= Your objective =
Reproduce every record below exactly as written, but leave out any pictures.

• • • • • • •

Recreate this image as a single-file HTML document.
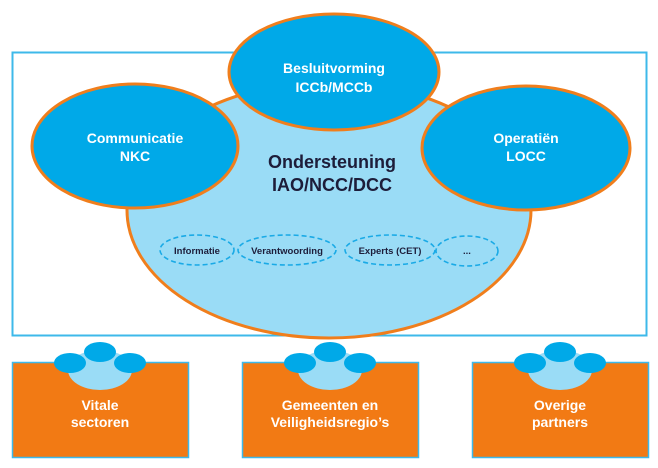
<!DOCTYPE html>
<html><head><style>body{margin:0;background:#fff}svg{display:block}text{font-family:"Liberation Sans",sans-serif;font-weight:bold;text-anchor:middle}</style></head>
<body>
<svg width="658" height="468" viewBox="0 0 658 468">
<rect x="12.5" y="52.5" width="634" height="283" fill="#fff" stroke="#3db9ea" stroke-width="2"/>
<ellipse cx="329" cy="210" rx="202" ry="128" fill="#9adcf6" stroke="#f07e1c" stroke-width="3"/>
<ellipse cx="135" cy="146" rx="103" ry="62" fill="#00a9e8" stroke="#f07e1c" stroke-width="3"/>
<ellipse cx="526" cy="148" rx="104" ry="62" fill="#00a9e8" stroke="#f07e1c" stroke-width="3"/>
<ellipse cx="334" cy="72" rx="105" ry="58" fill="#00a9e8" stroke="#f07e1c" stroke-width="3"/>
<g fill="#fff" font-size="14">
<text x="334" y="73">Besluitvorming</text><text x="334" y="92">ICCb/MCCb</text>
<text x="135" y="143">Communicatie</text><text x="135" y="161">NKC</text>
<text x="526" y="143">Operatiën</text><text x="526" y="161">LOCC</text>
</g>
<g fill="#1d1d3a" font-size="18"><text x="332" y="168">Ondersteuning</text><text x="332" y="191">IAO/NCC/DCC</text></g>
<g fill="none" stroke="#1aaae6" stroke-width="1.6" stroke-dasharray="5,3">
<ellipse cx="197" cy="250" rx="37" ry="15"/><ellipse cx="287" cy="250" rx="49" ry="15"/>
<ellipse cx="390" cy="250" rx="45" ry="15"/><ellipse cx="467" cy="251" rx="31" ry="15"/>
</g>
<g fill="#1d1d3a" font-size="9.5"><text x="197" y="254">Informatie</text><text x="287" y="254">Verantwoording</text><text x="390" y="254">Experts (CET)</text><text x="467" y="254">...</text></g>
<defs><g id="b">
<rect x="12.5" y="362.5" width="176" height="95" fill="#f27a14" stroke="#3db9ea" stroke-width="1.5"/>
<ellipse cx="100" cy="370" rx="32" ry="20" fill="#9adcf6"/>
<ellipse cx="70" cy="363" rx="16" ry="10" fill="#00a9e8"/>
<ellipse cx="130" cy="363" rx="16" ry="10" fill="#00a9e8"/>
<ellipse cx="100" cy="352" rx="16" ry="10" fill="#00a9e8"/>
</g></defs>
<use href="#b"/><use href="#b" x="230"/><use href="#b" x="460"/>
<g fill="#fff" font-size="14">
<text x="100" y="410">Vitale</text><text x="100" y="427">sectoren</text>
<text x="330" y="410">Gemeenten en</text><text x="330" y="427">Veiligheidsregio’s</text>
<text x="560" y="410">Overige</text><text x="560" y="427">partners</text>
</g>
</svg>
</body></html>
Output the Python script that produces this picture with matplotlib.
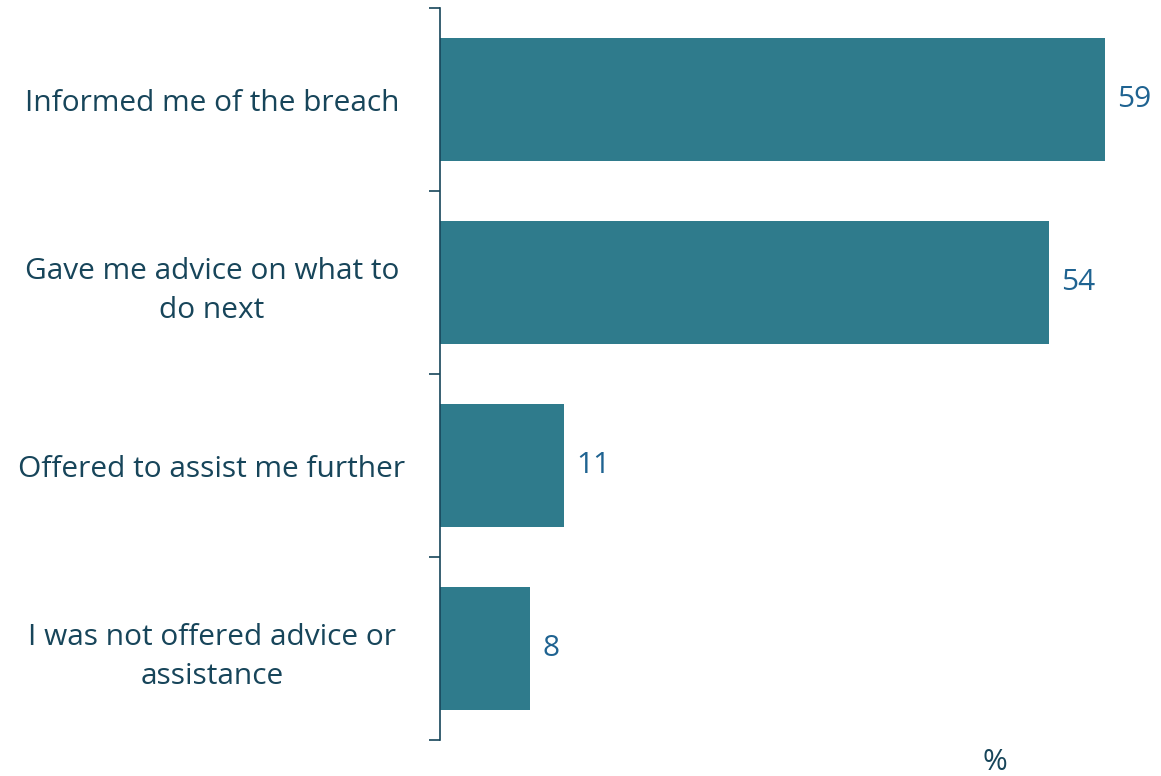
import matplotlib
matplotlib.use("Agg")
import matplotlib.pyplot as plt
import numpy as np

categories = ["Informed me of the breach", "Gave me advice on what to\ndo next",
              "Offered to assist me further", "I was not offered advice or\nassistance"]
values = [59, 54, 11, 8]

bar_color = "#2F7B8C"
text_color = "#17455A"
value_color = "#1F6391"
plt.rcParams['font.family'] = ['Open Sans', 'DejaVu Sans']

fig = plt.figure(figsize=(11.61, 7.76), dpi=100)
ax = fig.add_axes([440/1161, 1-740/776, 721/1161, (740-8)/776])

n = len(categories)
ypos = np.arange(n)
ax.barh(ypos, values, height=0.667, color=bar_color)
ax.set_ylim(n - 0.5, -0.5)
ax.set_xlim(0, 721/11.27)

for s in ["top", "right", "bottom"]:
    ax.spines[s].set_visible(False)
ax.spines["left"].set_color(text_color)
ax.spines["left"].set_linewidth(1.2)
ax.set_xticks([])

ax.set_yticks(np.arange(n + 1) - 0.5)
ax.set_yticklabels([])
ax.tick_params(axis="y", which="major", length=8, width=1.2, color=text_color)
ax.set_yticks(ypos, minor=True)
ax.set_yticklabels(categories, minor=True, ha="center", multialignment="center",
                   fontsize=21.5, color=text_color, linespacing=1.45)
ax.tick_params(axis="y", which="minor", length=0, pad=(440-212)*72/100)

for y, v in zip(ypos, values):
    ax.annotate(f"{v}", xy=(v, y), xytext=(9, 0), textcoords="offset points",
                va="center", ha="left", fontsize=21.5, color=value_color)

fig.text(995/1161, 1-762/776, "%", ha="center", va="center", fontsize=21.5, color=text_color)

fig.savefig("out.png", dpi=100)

• • • • • • •

= The answer =
Recreate this image as a single-file HTML document.
<!DOCTYPE html>
<html><head><style>body{margin:0;background:#fff}svg{display:block}text{font-family:"Liberation Sans",sans-serif;font-weight:bold;text-anchor:middle}</style></head>
<body>
<svg width="658" height="468" viewBox="0 0 658 468">
<rect x="12.5" y="52.5" width="634" height="283" fill="#fff" stroke="#3db9ea" stroke-width="2"/>
<ellipse cx="329" cy="210" rx="202" ry="128" fill="#9adcf6" stroke="#f07e1c" stroke-width="3"/>
<ellipse cx="135" cy="146" rx="103" ry="62" fill="#00a9e8" stroke="#f07e1c" stroke-width="3"/>
<ellipse cx="526" cy="148" rx="104" ry="62" fill="#00a9e8" stroke="#f07e1c" stroke-width="3"/>
<ellipse cx="334" cy="72" rx="105" ry="58" fill="#00a9e8" stroke="#f07e1c" stroke-width="3"/>
<g fill="#fff" font-size="14">
<text x="334" y="73">Besluitvorming</text><text x="334" y="92">ICCb/MCCb</text>
<text x="135" y="143">Communicatie</text><text x="135" y="161">NKC</text>
<text x="526" y="143">Operatiën</text><text x="526" y="161">LOCC</text>
</g>
<g fill="#1d1d3a" font-size="18"><text x="332" y="168">Ondersteuning</text><text x="332" y="191">IAO/NCC/DCC</text></g>
<g fill="none" stroke="#1aaae6" stroke-width="1.6" stroke-dasharray="5,3">
<ellipse cx="197" cy="250" rx="37" ry="15"/><ellipse cx="287" cy="250" rx="49" ry="15"/>
<ellipse cx="390" cy="250" rx="45" ry="15"/><ellipse cx="467" cy="251" rx="31" ry="15"/>
</g>
<g fill="#1d1d3a" font-size="9.5"><text x="197" y="254">Informatie</text><text x="287" y="254">Verantwoording</text><text x="390" y="254">Experts (CET)</text><text x="467" y="254">...</text></g>
<defs><g id="b">
<rect x="12.5" y="362.5" width="176" height="95" fill="#f27a14" stroke="#3db9ea" stroke-width="1.5"/>
<ellipse cx="100" cy="370" rx="32" ry="20" fill="#9adcf6"/>
<ellipse cx="70" cy="363" rx="16" ry="10" fill="#00a9e8"/>
<ellipse cx="130" cy="363" rx="16" ry="10" fill="#00a9e8"/>
<ellipse cx="100" cy="352" rx="16" ry="10" fill="#00a9e8"/>
</g></defs>
<use href="#b"/><use href="#b" x="230"/><use href="#b" x="460"/>
<g fill="#fff" font-size="14">
<text x="100" y="410">Vitale</text><text x="100" y="427">sectoren</text>
<text x="330" y="410">Gemeenten en</text><text x="330" y="427">Veiligheidsregio’s</text>
<text x="560" y="410">Overige</text><text x="560" y="427">partners</text>
</g>
</svg>
</body></html>
Output the Python script that produces this picture with matplotlib.
import matplotlib
matplotlib.use("Agg")
import matplotlib.pyplot as plt
import numpy as np

categories = ["Informed me of the breach", "Gave me advice on what to\ndo next",
              "Offered to assist me further", "I was not offered advice or\nassistance"]
values = [59, 54, 11, 8]

bar_color = "#2F7B8C"
text_color = "#17455A"
value_color = "#1F6391"
plt.rcParams['font.family'] = ['Open Sans', 'DejaVu Sans']

fig = plt.figure(figsize=(11.61, 7.76), dpi=100)
ax = fig.add_axes([440/1161, 1-740/776, 721/1161, (740-8)/776])

n = len(categories)
ypos = np.arange(n)
ax.barh(ypos, values, height=0.667, color=bar_color)
ax.set_ylim(n - 0.5, -0.5)
ax.set_xlim(0, 721/11.27)

for s in ["top", "right", "bottom"]:
    ax.spines[s].set_visible(False)
ax.spines["left"].set_color(text_color)
ax.spines["left"].set_linewidth(1.2)
ax.set_xticks([])

ax.set_yticks(np.arange(n + 1) - 0.5)
ax.set_yticklabels([])
ax.tick_params(axis="y", which="major", length=8, width=1.2, color=text_color)
ax.set_yticks(ypos, minor=True)
ax.set_yticklabels(categories, minor=True, ha="center", multialignment="center",
                   fontsize=21.5, color=text_color, linespacing=1.45)
ax.tick_params(axis="y", which="minor", length=0, pad=(440-212)*72/100)

for y, v in zip(ypos, values):
    ax.annotate(f"{v}", xy=(v, y), xytext=(9, 0), textcoords="offset points",
                va="center", ha="left", fontsize=21.5, color=value_color)

fig.text(995/1161, 1-762/776, "%", ha="center", va="center", fontsize=21.5, color=text_color)

fig.savefig("out.png", dpi=100)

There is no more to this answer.